• OBJECTIVE
Scan the listing below for the word "chart" and state how many lines hold it. Write nothing but the number.
===== RECORD LIST =====
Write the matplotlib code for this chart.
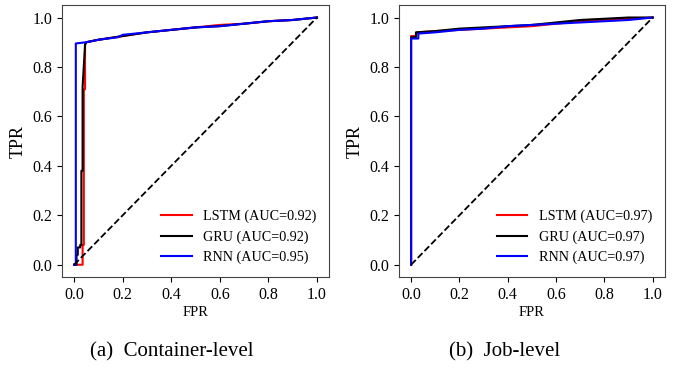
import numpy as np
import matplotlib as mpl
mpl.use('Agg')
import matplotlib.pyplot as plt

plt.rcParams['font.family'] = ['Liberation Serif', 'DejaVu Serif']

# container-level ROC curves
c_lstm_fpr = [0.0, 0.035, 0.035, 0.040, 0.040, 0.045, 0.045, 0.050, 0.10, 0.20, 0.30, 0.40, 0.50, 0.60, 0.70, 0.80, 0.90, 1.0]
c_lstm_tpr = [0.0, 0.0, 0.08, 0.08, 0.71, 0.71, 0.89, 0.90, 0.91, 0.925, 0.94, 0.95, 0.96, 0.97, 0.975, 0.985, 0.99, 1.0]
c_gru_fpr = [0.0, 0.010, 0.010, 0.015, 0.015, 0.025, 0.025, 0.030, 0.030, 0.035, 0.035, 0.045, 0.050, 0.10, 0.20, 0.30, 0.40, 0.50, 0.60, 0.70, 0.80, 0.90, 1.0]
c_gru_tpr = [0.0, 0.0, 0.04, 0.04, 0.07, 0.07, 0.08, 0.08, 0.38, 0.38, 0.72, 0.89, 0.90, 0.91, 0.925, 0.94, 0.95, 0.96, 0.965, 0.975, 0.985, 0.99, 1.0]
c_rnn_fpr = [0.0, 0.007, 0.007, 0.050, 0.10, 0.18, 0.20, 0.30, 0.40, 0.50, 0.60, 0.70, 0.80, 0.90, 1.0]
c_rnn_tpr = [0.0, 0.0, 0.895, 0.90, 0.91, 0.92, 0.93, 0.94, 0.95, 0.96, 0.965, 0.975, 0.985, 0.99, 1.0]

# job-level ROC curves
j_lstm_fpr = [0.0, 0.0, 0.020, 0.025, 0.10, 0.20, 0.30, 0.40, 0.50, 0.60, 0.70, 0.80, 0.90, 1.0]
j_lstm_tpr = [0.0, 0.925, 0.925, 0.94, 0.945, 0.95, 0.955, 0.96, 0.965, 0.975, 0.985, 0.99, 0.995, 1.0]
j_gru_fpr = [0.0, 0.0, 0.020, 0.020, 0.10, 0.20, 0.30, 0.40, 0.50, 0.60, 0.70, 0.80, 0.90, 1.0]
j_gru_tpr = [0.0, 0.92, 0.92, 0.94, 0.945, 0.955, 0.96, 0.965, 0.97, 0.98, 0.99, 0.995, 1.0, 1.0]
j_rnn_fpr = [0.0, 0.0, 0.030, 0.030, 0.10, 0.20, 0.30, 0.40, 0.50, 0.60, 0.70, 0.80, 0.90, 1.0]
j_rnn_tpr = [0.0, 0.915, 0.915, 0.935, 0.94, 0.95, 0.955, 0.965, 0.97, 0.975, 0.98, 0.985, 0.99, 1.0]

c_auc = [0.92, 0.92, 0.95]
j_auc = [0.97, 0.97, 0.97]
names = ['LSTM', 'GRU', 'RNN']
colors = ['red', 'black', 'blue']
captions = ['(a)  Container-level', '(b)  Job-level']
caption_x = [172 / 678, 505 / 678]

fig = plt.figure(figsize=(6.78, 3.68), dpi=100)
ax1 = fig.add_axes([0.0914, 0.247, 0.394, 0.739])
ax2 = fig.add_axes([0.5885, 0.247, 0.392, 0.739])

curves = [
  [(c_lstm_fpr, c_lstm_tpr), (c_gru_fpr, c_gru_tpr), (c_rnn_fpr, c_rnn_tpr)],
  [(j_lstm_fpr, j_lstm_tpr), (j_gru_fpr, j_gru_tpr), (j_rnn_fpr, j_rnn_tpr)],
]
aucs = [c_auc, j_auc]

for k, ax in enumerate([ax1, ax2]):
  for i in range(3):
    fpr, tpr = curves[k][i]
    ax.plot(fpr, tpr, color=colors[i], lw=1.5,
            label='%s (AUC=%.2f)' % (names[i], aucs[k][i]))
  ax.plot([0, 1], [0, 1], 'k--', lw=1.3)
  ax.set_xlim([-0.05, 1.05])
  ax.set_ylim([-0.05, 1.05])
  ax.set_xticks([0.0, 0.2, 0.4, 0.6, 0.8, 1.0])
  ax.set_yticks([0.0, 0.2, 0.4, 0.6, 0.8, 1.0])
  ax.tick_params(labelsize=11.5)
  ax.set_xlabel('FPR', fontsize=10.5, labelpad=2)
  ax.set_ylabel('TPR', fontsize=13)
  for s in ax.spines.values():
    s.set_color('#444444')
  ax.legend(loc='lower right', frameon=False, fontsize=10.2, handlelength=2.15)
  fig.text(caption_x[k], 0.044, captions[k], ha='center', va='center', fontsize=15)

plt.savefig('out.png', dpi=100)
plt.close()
=====
===== RECORD LIST =====
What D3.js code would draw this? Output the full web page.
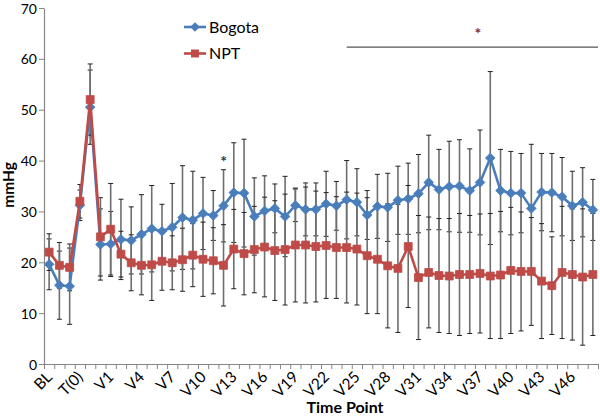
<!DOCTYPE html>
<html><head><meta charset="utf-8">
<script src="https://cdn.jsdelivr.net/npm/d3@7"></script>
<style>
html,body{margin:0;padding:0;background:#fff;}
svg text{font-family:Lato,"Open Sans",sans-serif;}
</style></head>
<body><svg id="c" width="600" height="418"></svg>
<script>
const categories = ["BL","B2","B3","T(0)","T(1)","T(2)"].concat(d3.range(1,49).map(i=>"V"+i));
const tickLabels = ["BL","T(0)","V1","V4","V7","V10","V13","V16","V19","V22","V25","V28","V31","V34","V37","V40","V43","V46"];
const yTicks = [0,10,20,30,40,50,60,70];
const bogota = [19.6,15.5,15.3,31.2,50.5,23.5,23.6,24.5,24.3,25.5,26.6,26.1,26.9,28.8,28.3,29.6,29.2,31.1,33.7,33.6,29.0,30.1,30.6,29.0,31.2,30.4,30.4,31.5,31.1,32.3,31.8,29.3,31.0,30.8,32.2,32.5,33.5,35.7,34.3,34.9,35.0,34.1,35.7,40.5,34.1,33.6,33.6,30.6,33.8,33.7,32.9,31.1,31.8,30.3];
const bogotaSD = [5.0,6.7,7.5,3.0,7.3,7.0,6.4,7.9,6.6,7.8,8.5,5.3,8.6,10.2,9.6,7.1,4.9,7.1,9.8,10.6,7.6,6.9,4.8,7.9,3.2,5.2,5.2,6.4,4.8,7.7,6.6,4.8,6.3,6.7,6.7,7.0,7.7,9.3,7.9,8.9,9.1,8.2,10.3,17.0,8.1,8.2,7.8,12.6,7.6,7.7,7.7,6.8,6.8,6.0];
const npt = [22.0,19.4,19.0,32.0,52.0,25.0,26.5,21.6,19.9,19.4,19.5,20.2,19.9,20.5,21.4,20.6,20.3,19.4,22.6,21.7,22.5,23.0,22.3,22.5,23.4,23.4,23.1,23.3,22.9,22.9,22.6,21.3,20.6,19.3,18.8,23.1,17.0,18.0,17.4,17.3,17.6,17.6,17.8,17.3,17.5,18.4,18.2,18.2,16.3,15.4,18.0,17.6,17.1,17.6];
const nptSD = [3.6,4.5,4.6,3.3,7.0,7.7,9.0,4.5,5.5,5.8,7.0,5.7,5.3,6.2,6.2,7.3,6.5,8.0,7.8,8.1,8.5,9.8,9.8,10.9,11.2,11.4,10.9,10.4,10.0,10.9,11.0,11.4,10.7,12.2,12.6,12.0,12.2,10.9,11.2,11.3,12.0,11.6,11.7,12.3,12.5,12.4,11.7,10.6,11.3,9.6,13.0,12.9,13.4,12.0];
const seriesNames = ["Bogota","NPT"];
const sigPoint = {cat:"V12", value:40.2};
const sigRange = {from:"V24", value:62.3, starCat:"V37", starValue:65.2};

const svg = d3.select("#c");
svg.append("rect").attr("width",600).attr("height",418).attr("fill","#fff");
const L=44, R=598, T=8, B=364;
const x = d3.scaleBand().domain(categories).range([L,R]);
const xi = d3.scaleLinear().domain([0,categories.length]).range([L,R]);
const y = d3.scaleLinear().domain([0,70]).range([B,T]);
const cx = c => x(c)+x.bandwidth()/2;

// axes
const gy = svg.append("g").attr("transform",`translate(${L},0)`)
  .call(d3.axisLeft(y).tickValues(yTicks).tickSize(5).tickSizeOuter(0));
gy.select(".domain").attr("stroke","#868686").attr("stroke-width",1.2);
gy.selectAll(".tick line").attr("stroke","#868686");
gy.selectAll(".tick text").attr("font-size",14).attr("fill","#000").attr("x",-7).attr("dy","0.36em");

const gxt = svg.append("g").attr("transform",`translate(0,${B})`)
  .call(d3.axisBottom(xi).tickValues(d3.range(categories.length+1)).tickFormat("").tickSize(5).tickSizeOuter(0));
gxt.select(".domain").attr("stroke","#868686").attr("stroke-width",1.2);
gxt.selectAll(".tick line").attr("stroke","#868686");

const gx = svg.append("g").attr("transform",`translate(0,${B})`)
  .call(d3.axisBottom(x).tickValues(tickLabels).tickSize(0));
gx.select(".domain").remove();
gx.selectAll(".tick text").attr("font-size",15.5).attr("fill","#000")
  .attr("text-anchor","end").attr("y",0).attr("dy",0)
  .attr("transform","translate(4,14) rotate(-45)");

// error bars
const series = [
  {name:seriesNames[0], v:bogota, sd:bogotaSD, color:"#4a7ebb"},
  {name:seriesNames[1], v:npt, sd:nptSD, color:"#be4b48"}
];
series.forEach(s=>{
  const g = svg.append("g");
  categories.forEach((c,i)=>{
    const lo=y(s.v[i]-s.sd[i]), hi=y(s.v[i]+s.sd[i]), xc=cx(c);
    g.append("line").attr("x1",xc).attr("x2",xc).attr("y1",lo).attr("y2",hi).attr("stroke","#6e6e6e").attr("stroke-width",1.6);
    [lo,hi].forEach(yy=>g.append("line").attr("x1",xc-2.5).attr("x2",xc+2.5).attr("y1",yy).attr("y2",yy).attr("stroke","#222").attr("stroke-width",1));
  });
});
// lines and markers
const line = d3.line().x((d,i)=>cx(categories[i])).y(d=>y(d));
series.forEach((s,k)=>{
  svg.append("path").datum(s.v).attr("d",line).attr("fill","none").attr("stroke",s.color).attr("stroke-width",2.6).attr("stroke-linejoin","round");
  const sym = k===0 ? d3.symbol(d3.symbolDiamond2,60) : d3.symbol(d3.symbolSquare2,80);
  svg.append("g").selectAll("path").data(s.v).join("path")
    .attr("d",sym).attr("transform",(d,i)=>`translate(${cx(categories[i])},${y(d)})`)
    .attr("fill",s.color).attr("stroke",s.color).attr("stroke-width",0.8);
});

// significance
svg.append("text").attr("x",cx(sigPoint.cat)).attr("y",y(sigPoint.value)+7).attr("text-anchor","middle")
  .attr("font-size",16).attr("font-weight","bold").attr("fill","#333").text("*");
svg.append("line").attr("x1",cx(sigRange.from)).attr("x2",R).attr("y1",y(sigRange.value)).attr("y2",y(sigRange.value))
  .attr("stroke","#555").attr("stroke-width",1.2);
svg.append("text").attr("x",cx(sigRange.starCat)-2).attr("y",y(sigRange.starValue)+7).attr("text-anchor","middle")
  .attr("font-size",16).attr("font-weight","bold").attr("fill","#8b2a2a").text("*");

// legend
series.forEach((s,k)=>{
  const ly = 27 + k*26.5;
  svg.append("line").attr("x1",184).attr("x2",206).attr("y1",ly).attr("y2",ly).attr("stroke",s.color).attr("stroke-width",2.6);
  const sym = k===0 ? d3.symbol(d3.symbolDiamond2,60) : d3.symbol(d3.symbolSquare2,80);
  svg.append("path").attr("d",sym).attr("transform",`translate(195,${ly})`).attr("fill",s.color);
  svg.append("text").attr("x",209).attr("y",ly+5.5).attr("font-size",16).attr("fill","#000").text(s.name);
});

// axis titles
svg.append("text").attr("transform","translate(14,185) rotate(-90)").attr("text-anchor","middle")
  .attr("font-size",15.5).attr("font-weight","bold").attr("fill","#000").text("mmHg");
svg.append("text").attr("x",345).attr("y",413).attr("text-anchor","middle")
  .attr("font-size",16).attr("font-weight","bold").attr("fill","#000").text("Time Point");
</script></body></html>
=====
===== RECORD LIST =====
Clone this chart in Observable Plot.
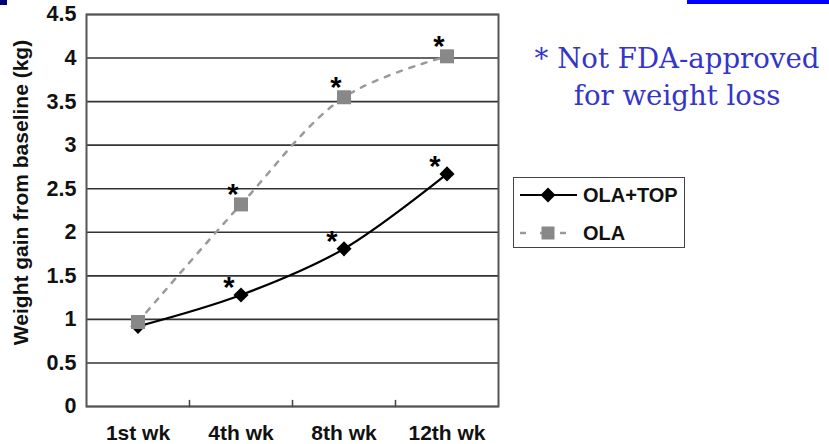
=====
• ANSWER BELOW
2